One reason is that no matter how quirky and fun it can be, this show still indulges in a lot of explicit moralizing. Twilight is often seen writing seen writing notes to
her mentor Princess Celestia about what she learned about friendship in the episode, and when she isn’t, the morals of the episode are pretty explicit anyway. There are no PSAs at the end, but there’s just about it.

The fact that it’s the girls’ cartoon that’s indulging in the transparent moralizing says a lot, and none of it good. Perhaps there is a feeling that girls are in more need of being taught virtues, or that animation targeted to girls remains stuck in a bygone era, while the rest of the cartoon world is now more apt to make fun of explicit moralizing.
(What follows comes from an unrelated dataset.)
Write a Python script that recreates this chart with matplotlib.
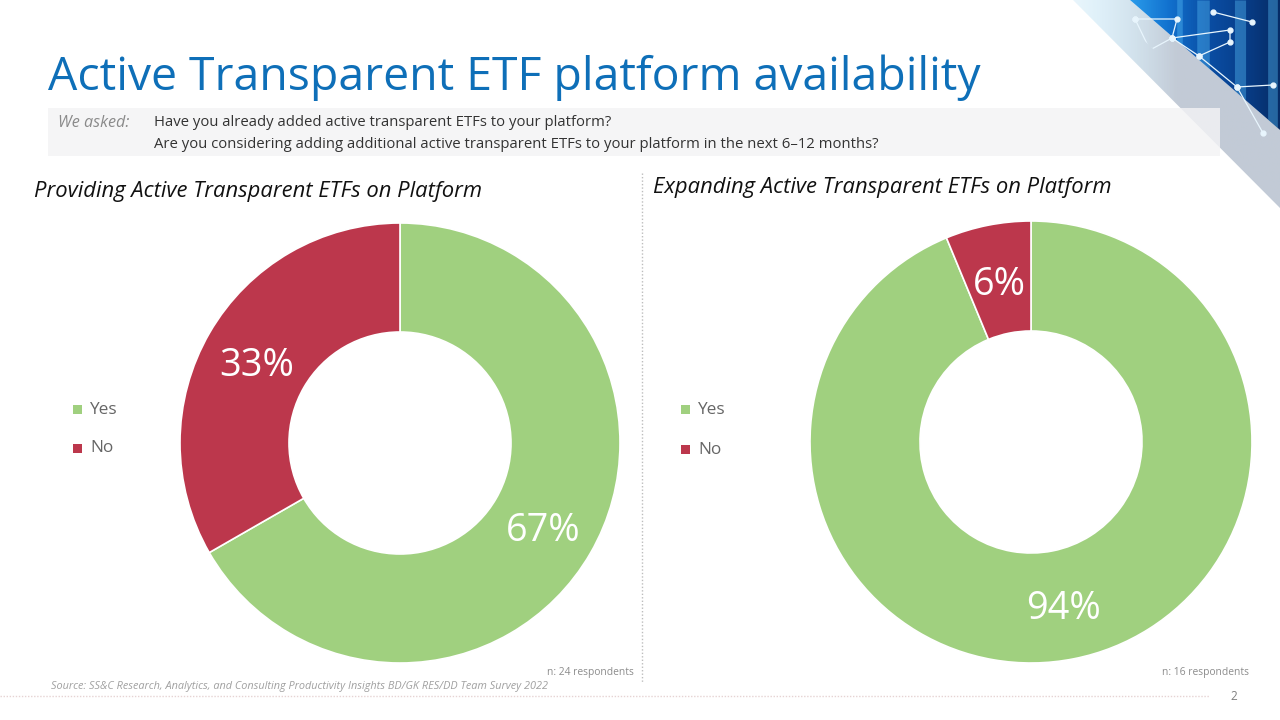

I shouldn’t be surprised, given the series’ subtitle and that it’s a My Little Pony show, but explicit moralizing in stories is something I just don’t like. Most stories do indeed take moral stances, but such stances are made clear through the events of the story, without stopping to talk about it.

Secondly, the show is episodic. Episodic shows aren’t a bad thing in themselves, but when the series is held up as something groundbreaking, to see it episodic just reminds me that most girls’ shows are like that. There is a definite double standard involved when nerds of both genders much more easily accept boys’ properties to follow, but one aspect is that boys’ properties more often try for some kind of story arc and overreaching mythology (usually failing until recently), or are more likely to have a subversive sense of humour. Many cartoons that challenge the possibilities of American animation (in a certain way), while they may come up with great female characters, are also targeted to boys.
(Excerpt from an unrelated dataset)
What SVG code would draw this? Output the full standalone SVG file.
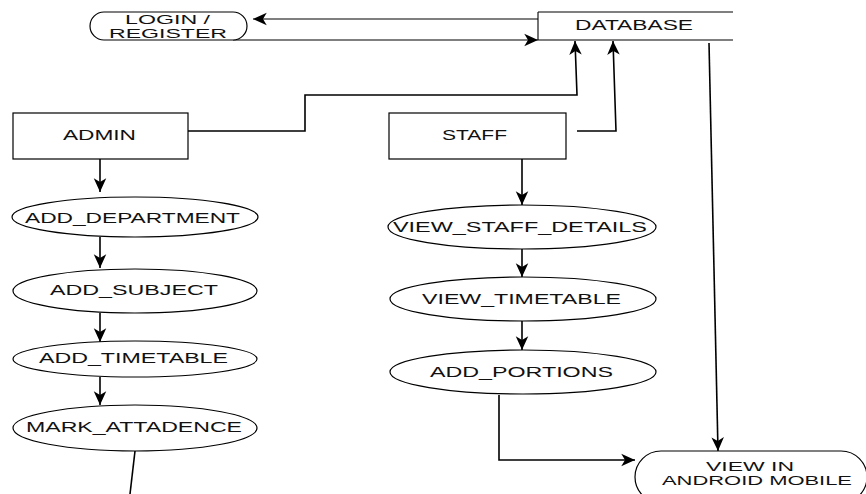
<svg xmlns="http://www.w3.org/2000/svg" width="866" height="494" viewBox="0 0 866 494">
<style>
  .shape { fill: #ffffff; stroke: #000000; stroke-width: 1.2; }
  .lbl { font-family: "Liberation Sans", Arial, sans-serif; font-size: 14px; fill: #111111; }
  .lbl2 { font-family: "Liberation Sans", Arial, sans-serif; font-size: 12.5px; fill: #111111; }
  .conn { fill: none; stroke: #000000; stroke-width: 1.6; }
  .thin { fill: none; stroke: #000000; stroke-width: 1.1; }
</style>
<defs>
  <marker id="arr" markerUnits="userSpaceOnUse" markerWidth="15" markerHeight="15" viewBox="0 0 12 12" refX="11" refY="6" orient="auto">
    <path d="M0,1 L11,6 L0,11 L3,6 z" fill="#000000"/>
  </marker>
</defs>
<rect width="866" height="494" fill="#ffffff"/>

<g id="connectors">
  <line class="thin" x1="538" y1="19" x2="253" y2="19" marker-end="url(#arr)"/>
  <line class="thin" x1="233" y1="40" x2="538" y2="40" marker-end="url(#arr)"/>
  <polyline class="conn" points="188,131 305,131 305,95 577,95 575,41" marker-end="url(#arr)"/>
  <polyline class="conn" points="577,131 616,131 613,41" marker-end="url(#arr)"/>
  <line class="conn" x1="709" y1="43" x2="718" y2="451" marker-end="url(#arr)"/>
  <polyline class="conn" points="499,395 499,460 635,460" marker-end="url(#arr)"/>
  <line class="conn" x1="100" y1="159" x2="100" y2="192" marker-end="url(#arr)"/>
  <line class="conn" x1="100" y1="237" x2="100" y2="268" marker-end="url(#arr)"/>
  <line class="conn" x1="100" y1="313" x2="100" y2="342" marker-end="url(#arr)"/>
  <line class="conn" x1="100" y1="377" x2="100" y2="405" marker-end="url(#arr)"/>
  <line class="conn" x1="135" y1="451" x2="130" y2="494"/>
  <line class="conn" x1="522" y1="159" x2="522" y2="205" marker-end="url(#arr)"/>
  <line class="conn" x1="522" y1="249" x2="522" y2="277" marker-end="url(#arr)"/>
  <line class="conn" x1="522" y1="321" x2="522" y2="350" marker-end="url(#arr)"/>
</g>

<g id="login">
  <rect class="shape" x="90" y="12" width="157" height="28" rx="14" ry="14"/>
  <text class="lbl2" x="125" y="23.5" textLength="85" lengthAdjust="spacingAndGlyphs">LOGIN /</text>
  <text class="lbl2" x="109" y="37.5" textLength="118" lengthAdjust="spacingAndGlyphs">REGISTER</text>
</g>

<g id="database">
  <line class="thin" x1="538" y1="12" x2="733" y2="12"/>
  <line class="thin" x1="538" y1="40" x2="733" y2="40"/>
  <line class="thin" x1="538" y1="12" x2="538" y2="40"/>
  <text class="lbl" x="575" y="30" textLength="118" lengthAdjust="spacingAndGlyphs">DATABASE</text>
</g>

<g id="admin">
  <rect class="shape" x="13" y="113" width="175" height="46"/>
  <text class="lbl" x="63" y="140" textLength="73" lengthAdjust="spacingAndGlyphs">ADMIN</text>
</g>

<g id="staff">
  <rect class="shape" x="389" y="113" width="177" height="46"/>
  <text class="lbl" x="442" y="140" textLength="65" lengthAdjust="spacingAndGlyphs">STAFF</text>
</g>

<g id="add_department">
  <ellipse class="shape" cx="135" cy="217" rx="123" ry="20"/>
  <text class="lbl" x="25" y="223" textLength="215" lengthAdjust="spacingAndGlyphs">ADD_DEPARTMENT</text>
</g>

<g id="add_subject">
  <ellipse class="shape" cx="135" cy="291" rx="122" ry="22"/>
  <text class="lbl" x="50" y="295" textLength="168" lengthAdjust="spacingAndGlyphs">ADD_SUBJECT</text>
</g>

<g id="add_timetable">
  <ellipse class="shape" cx="135" cy="359" rx="122" ry="18"/>
  <text class="lbl" x="39" y="363" textLength="189" lengthAdjust="spacingAndGlyphs">ADD_TIMETABLE</text>
</g>

<g id="mark_attadence">
  <ellipse class="shape" cx="135" cy="428" rx="122" ry="23"/>
  <text class="lbl" x="26" y="432" textLength="216" lengthAdjust="spacingAndGlyphs">MARK_ATTADENCE</text>
</g>

<g id="view_staff_details">
  <ellipse class="shape" cx="522" cy="227" rx="134" ry="22"/>
  <text class="lbl" x="393" y="232" textLength="254" lengthAdjust="spacingAndGlyphs">VIEW_STAFF_DETAILS</text>
</g>

<g id="view_timetable">
  <ellipse class="shape" cx="523" cy="299" rx="133" ry="22"/>
  <text class="lbl" x="422" y="304" textLength="199" lengthAdjust="spacingAndGlyphs">VIEW_TIMETABLE</text>
</g>

<g id="add_portions">
  <ellipse class="shape" cx="523" cy="372" rx="133" ry="22"/>
  <text class="lbl" x="430" y="377" textLength="183" lengthAdjust="spacingAndGlyphs">ADD_PORTIONS</text>
</g>

<g id="view_android">
  <rect class="shape" x="635" y="451" width="232" height="52" rx="26" ry="26"/>
  <text class="lbl2" x="706" y="470.5" textLength="88" lengthAdjust="spacingAndGlyphs">VIEW IN</text>
  <text class="lbl2" x="662" y="484.5" textLength="190" lengthAdjust="spacingAndGlyphs">ANDROID MOBILE</text>
</g>
</svg>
So the reason I feel a bit guilty about enjoying Friendship is Magic is that it seems in a weird way like supporting that dichotomy, that boy’s cartoons are not only more violent, but they’re also more developed. It’s the same reason I feel a bit odd for enjoying Monster High which is also subject to similar claims of mould-breaking that I don’t entirely agree with.

On the other side of things, I feel a little guilty about feeling guilty, since I may be trying to put too much on Friendship is Magic’s tiny shoulders, and Lauren Faust seems to have designed the show to address complaints about girls’ cartoons.

Yet this is the best set of explanations for why I find Friendship is Magic to be a guilty pleasure, even though I’m not the Internet Tough Guy who finds himself squeeing over ponies. (I’m not even male!)

If this is all true, than what does Friendship is Magic have? Well, you can’t underestimate the desire to give an A for effort. Friendship is Magic may not completely tear down the wall for girls’ cartoons, but it does do it, and in such a wasteland, effort should be rewarded. In the same vein, nor can you dismiss the fact that it’s much less treacly than you would expect from an MLP cartoon.

In fact, it’s not that treacly, period. Everything I’ve said about the moralizing is still true, but much of the rest of the cartoon feels very natural, very normal. The series is not trying too hard to present itself as sweet or nice. It certainly is, but in a very organic way that won’t make your teeth rot.

The animation is pretty to look at, with a lot of appealing character design and fluid movement, and I’m still fond of animation that uses simplistic character designs but gives them weight and depth. There’s also some hilarious slapstick and wonderful comic timing.

As others have mentioned, the main pony characters all have distinct personalities, and the characterization is pretty good. I’d hesitate to call them “multifaceted” as some are doing, but you could never mistake one pony for another.

My Little Pony: Friendship is Magic is also earnest. I do have a love of fourth-wall-breaking humour and snarky lampshade hanging, but it’s oversaturated, with only the greatest of the greatest shows being able to keeping pulling off this kind of mockery well. FiM doesn’t keep winking at the audience, or try to be hip and self-aware. It just presents itself as it is, which is very nice.

So yes, I like the ponies. I like the ponies. I like the ponies.